In issuing equity in the form of preference shares, the first thing to note is that preference shares can be issued only if authorised by the articles of association of the company (the “Articles”). If the Articles do not cater for it, the Articles have to be first amended to insert necessary wording to issue preference shares in the company. A trend noticed at the Registrar of Joint Stock Companies and Firms (RJSC) is that preference shares are generally issued not at incorporation, but only at post-incorporation. However, this is only due to the fact that the forms to be submitted at the time of incorporation do not allow for creating a separate class of shares as preference shares. This is an unnecessarily cost-incurring exercise which is not prescribed by the law and should be looked into by the Registrar.
Next, the rights attaching to the preferential class of shares (or for any other class for the matter) should be clearly stated in the agreement for subscription, in the special resolution authorising the share issue and the company’s charter/articles of association and in the return of allotment. The matter of voting rights, information rights and representation must be particularly addressed, other than the obvious matters of dividend, exit and convertibility.

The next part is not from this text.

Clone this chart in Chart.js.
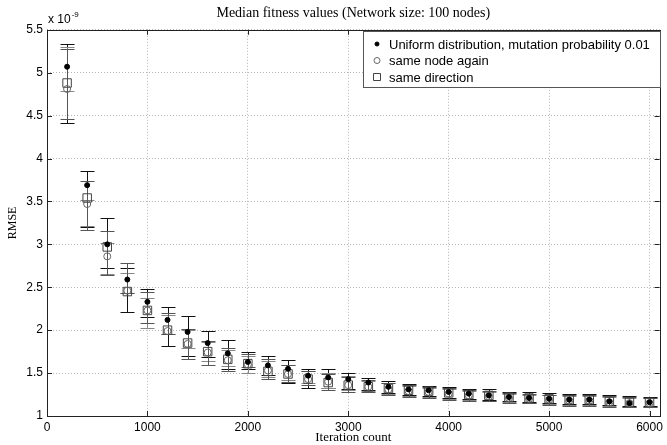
<!DOCTYPE html>
<html>
<head>
<meta charset="utf-8">
<title>Median fitness values</title>
<script src="https://cdn.jsdelivr.net/npm/chart.js@4.4.0/dist/chart.umd.min.js"></script>
<style>
  html, body { margin: 0; padding: 0; background: #fff; }
  canvas { display: block; }
</style>
</head>
<body>
<canvas id="chart" width="667" height="445"></canvas>
<script>
// values in units of 1e-9
const iterations = [200, 400, 600, 800, 1000, 1200, 1400, 1600, 1800, 2000,
  2200, 2400, 2600, 2800, 3000, 3200, 3400, 3600, 3800, 4000,
  4200, 4400, 4600, 4800, 5000, 5200, 5400, 5600, 5800, 6000]

const uniformMedian = [5.07, 3.69, 3.00, 2.59, 2.33, 2.12, 1.98, 1.85, 1.73, 1.63,
  1.59, 1.55, 1.47, 1.45, 1.43, 1.39, 1.34, 1.31, 1.30, 1.28,
  1.26, 1.24, 1.22, 1.21, 1.20, 1.19, 1.19, 1.17, 1.15, 1.16]
const uniformLow = [4.41, 3.20, 2.72, 2.21, 2.15, 1.81, 1.70, 1.69, 1.55, 1.55,
  1.48, 1.38, 1.33, 1.33, 1.32, 1.30, 1.27, 1.24, 1.23, 1.21,
  1.20, 1.19, 1.17, 1.16, 1.15, 1.14, 1.14, 1.13, 1.12, 1.12]
const uniformHigh = [5.33, 3.85, 3.31, 2.73, 2.48, 2.27, 2.17, 1.99, 1.88, 1.75,
  1.70, 1.65, 1.55, 1.55, 1.50, 1.44, 1.41, 1.37, 1.35, 1.34,
  1.31, 1.31, 1.28, 1.28, 1.27, 1.26, 1.26, 1.24, 1.23, 1.22]

const sameNodeMedian = [4.81, 3.47, 2.86, 2.46, 2.23, 1.99, 1.84, 1.74, 1.65, 1.60,
  1.53, 1.49, 1.43, 1.40, 1.36, 1.34, 1.31, 1.29, 1.28, 1.26,
  1.24, 1.23, 1.21, 1.20, 1.19, 1.18, 1.18, 1.16, 1.15, 1.15]
const sameNodeLow = [4.79, 3.21, 2.66, 2.43, 2.03, 1.95, 1.79, 1.64, 1.58, 1.50,
  1.45, 1.42, 1.38, 1.33, 1.30, 1.29, 1.26, 1.23, 1.22, 1.20,
  1.19, 1.18, 1.16, 1.15, 1.14, 1.13, 1.13, 1.12, 1.11, 1.11]
const sameNodeHigh = [5.30, 3.52, 3.02, 2.67, 2.37, 2.18, 2.00, 1.86, 1.77, 1.70,
  1.64, 1.60, 1.53, 1.50, 1.47, 1.41, 1.38, 1.35, 1.33, 1.32,
  1.29, 1.28, 1.26, 1.25, 1.24, 1.23, 1.23, 1.22, 1.21, 1.21]

const sameDirMedian = [4.88, 3.54, 2.97, 2.45, 2.23, 2.00, 1.85, 1.75, 1.66, 1.61,
  1.52, 1.49, 1.43, 1.39, 1.36, 1.34, 1.32, 1.30, 1.29, 1.27,
  1.25, 1.24, 1.22, 1.21, 1.20, 1.19, 1.19, 1.17, 1.16, 1.16]
const sameDirLow = [4.46, 3.17, 2.64, 2.43, 2.08, 1.96, 1.66, 1.59, 1.53, 1.57,
  1.43, 1.40, 1.36, 1.30, 1.28, 1.28, 1.25, 1.22, 1.21, 1.19,
  1.18, 1.17, 1.15, 1.15, 1.13, 1.12, 1.12, 1.11, 1.10, 1.10]
const sameDirHigh = [5.28, 3.74, 3.15, 2.78, 2.44, 2.20, 2.01, 1.87, 1.79, 1.72,
  1.66, 1.59, 1.52, 1.49, 1.45, 1.42, 1.39, 1.36, 1.34, 1.33,
  1.30, 1.29, 1.27, 1.26, 1.25, 1.24, 1.24, 1.23, 1.22, 1.21]

const xTicks = [0, 1000, 2000, 3000, 4000, 5000, 6000]
const yTicks = [1, 1.5, 2, 2.5, 3, 3.5, 4, 4.5, 5, 5.5]

const TITLE = 'Median fitness values (Network size: 100 nodes)'
const EXPONENT = ['x 10', '-9']

const SANS = '"Liberation Sans", Arial, sans-serif'
const SERIF = '"Liberation Serif", "Times New Roman", serif'

function points(median, low, high) {
  return iterations.map((it, i) => ({ x: it, y: median[i], low: low[i], high: high[i] }))
}

// vertical error bars with caps, drawn under the markers
const errorBars = {
  id: 'errorBars',
  beforeDatasetsDraw(chart) {
    const { ctx, scales: { x, y } } = chart
    chart.data.datasets.forEach((ds) => {
      ctx.save()
      ctx.strokeStyle = ds.errorColor
      ctx.lineWidth = 1
      ctx.beginPath()
      ds.data.forEach((p) => {
        const px = Math.round(x.getPixelForValue(p.x)) + 0.5
        const top = Math.round(y.getPixelForValue(p.high)) + 0.5
        const bottom = Math.round(y.getPixelForValue(p.low)) + 0.5
        ctx.moveTo(px, top); ctx.lineTo(px, bottom)
        ctx.moveTo(px - 7, top); ctx.lineTo(px + 7, top)
        ctx.moveTo(px - 7, bottom); ctx.lineTo(px + 7, bottom)
      })
      ctx.stroke()
      ctx.restore()
    })
  }
}

// matlab style box, inward ticks, exponent and legend
const frame = {
  id: 'frame',
  afterDraw(chart) {
    const { ctx, chartArea: a, scales: { x, y } } = chart
    ctx.save()
    ctx.strokeStyle = '#222'
    ctx.lineWidth = 1
    ctx.strokeRect(Math.round(a.left) + 0.5, Math.round(a.top) + 0.5,
      Math.round(a.right - a.left), Math.round(a.bottom - a.top))
    ctx.beginPath()
    xTicks.forEach((v) => {
      const px = Math.round(x.getPixelForValue(v)) + 0.5
      ctx.moveTo(px, a.bottom); ctx.lineTo(px, a.bottom - 5)
      ctx.moveTo(px, a.top); ctx.lineTo(px, a.top + 5)
    })
    yTicks.forEach((v) => {
      const py = Math.round(y.getPixelForValue(v)) + 0.5
      ctx.moveTo(a.left, py); ctx.lineTo(a.left + 5, py)
      ctx.moveTo(a.right, py); ctx.lineTo(a.right - 5, py)
    })
    ctx.stroke()

    // x 10^-9
    ctx.fillStyle = '#000'
    ctx.textBaseline = 'alphabetic'
    ctx.font = '12px ' + SANS
    ctx.fillText(EXPONENT[0], a.left + 1, a.top - 7)
    const w = ctx.measureText(EXPONENT[0]).width
    ctx.font = '8px ' + SANS
    ctx.fillText(EXPONENT[1], a.left + 2 + w, a.top - 13)

    // legend
    const lx = 363, ly = Math.round(a.top) + 1, lw = 297, lh = 56
    ctx.fillStyle = '#fff'
    ctx.fillRect(lx, ly, lw, lh)
    ctx.strokeStyle = '#555'
    ctx.strokeRect(lx + 0.5, ly + 0.5, lw, lh)
    chart.data.datasets.forEach((ds, i) => {
      const cy = ly + 13 + i * 16.5
      const cx = lx + 14
      ctx.fillStyle = ds.backgroundColor
      ctx.strokeStyle = ds.borderColor
      ctx.beginPath()
      if (ds.pointStyle === 'rect') {
        ctx.rect(cx - 3.5, cy - 3.5, 7, 7)
      } else {
        ctx.arc(cx, cy, ds.legendRadius, 0, Math.PI * 2)
      }
      if (ds.backgroundColor !== 'transparent') ctx.fill()
      ctx.stroke()
      ctx.fillStyle = '#000'
      ctx.font = '13px ' + SANS
      ctx.textBaseline = 'middle'
      ctx.fillText(ds.label, lx + 26, cy + 1)
    })
    ctx.restore()
  }
}

const chartConfig = {
  type: 'scatter',
  data: {
    datasets: [
      {
        label: 'Uniform distribution, mutation probability 0.01',
        data: points(uniformMedian, uniformLow, uniformHigh),
        pointStyle: 'circle',
        radius: 2.5,
        backgroundColor: '#000',
        borderColor: '#000',
        borderWidth: 1,
        errorColor: '#111',
        legendRadius: 2
      },
      {
        label: 'same node again',
        data: points(sameNodeMedian, sameNodeLow, sameNodeHigh),
        pointStyle: 'circle',
        radius: 3.5,
        backgroundColor: 'transparent',
        borderColor: '#666',
        borderWidth: 1,
        errorColor: '#888',
        legendRadius: 3
      },
      {
        label: 'same direction',
        data: points(sameDirMedian, sameDirLow, sameDirHigh),
        pointStyle: 'rect',
        radius: 6,
        backgroundColor: 'transparent',
        borderColor: '#444',
        borderWidth: 1,
        errorColor: '#555',
        legendRadius: 5
      }
    ]
  },
  options: {
    responsive: false,
    animation: false,
    events: [],
    layout: { padding: { left: 0, right: 6, top: 0, bottom: 0 } },
    plugins: {
      legend: { display: false },
      tooltip: { enabled: false },
      title: {
        display: true,
        text: TITLE,
        fullSize: false,
        color: '#000',
        font: { family: SERIF, size: 14, weight: 'normal', lineHeight: 1.2 },
        padding: { top: 5, bottom: 8 }
      }
    },
    scales: {
      x: {
        type: 'linear',
        min: 0,
        max: 6100,
        afterBuildTicks: (scale) => { scale.ticks = xTicks.map((value) => ({ value })) },
        afterFit: (scale) => { scale.height = 29 },
        grid: { color: '#b5b5b5', drawTicks: false },
        border: { display: false, dash: [1, 2] },
        ticks: {
          color: '#000',
          padding: 4,
          maxRotation: 0,
          font: { family: SANS, size: 12 },
          callback: (v) => String(v)
        },
        title: {
          display: true,
          text: 'Iteration count',
          color: '#000',
          font: { family: SERIF, size: 13, lineHeight: 1.2 },
          padding: { top: 0, bottom: 0 }
        }
      },
      y: {
        type: 'linear',
        min: 1,
        max: 5.5,
        afterBuildTicks: (scale) => { scale.ticks = yTicks.map((value) => ({ value })) },
        afterFit: (scale) => { scale.width = 47 },
        grid: { color: '#b5b5b5', drawTicks: false },
        border: { display: false, dash: [1, 2] },
        ticks: {
          color: '#000',
          padding: 4,
          font: { family: SANS, size: 12 },
          callback: (v) => String(v)
        },
        title: {
          display: true,
          text: 'RMSE',
          color: '#000',
          font: { family: SERIF, size: 12, lineHeight: 1.2 },
          padding: { top: 6, bottom: 0 }
        }
      }
    }
  },
  plugins: [errorBars, frame]
}

new Chart(document.getElementById('chart').getContext('2d'), chartConfig)
</script>
</body>
</html>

When time comes for redemption, section 154 of the Bangladesh Companies Act, 1994 provides that no redeemable preference shares can be redeemed except, (a) out of profits of the company which would be otherwise available for dividends or (b) out of the proceeds of a fresh issue of shares made for the purposes of the redemption or (c) out of sale proceeds of any of the assets of the company.
Compliance requires inclusion in every balance sheet of a company which has issued redeemable preference shares, a statement specifying what part of the issued capital of the company consists of such shares and the date when the shares are liable to be redeemed. Once redeemed, the redemption of preference shares by a company is considered a transfer into the hands of the shareholders, and they will be liable to capital gains. And in fact, the restriction in our laws of a company purchasing its own shares does not apply in the case of preference shares.
Overall, as private investment transactions in our jurisdiction shifts with the times and draws level with international approaches, the thing to be kept in mind is that as we utilise the laws, tools and processes in our jurisdiction and learn from structures off-shore, we must, however, be careful not to capitalise on bargaining power and impose conditions, rights and obligations which vary the basic nature of the security on which the law is silent. Such move is unlikely to bode well for the investors or the company (which must be a promising one to invest in the first place) in the long run and may result in a stalemate in terms of returns. Fair play and conscientiousness are after all proven to be the best approach even when the ultimate goal is profit and shareholder returns.
Anita Ghazi Rahman is an Advocate of the Supreme Court of Bangladesh and managing partner at The Legal Circle.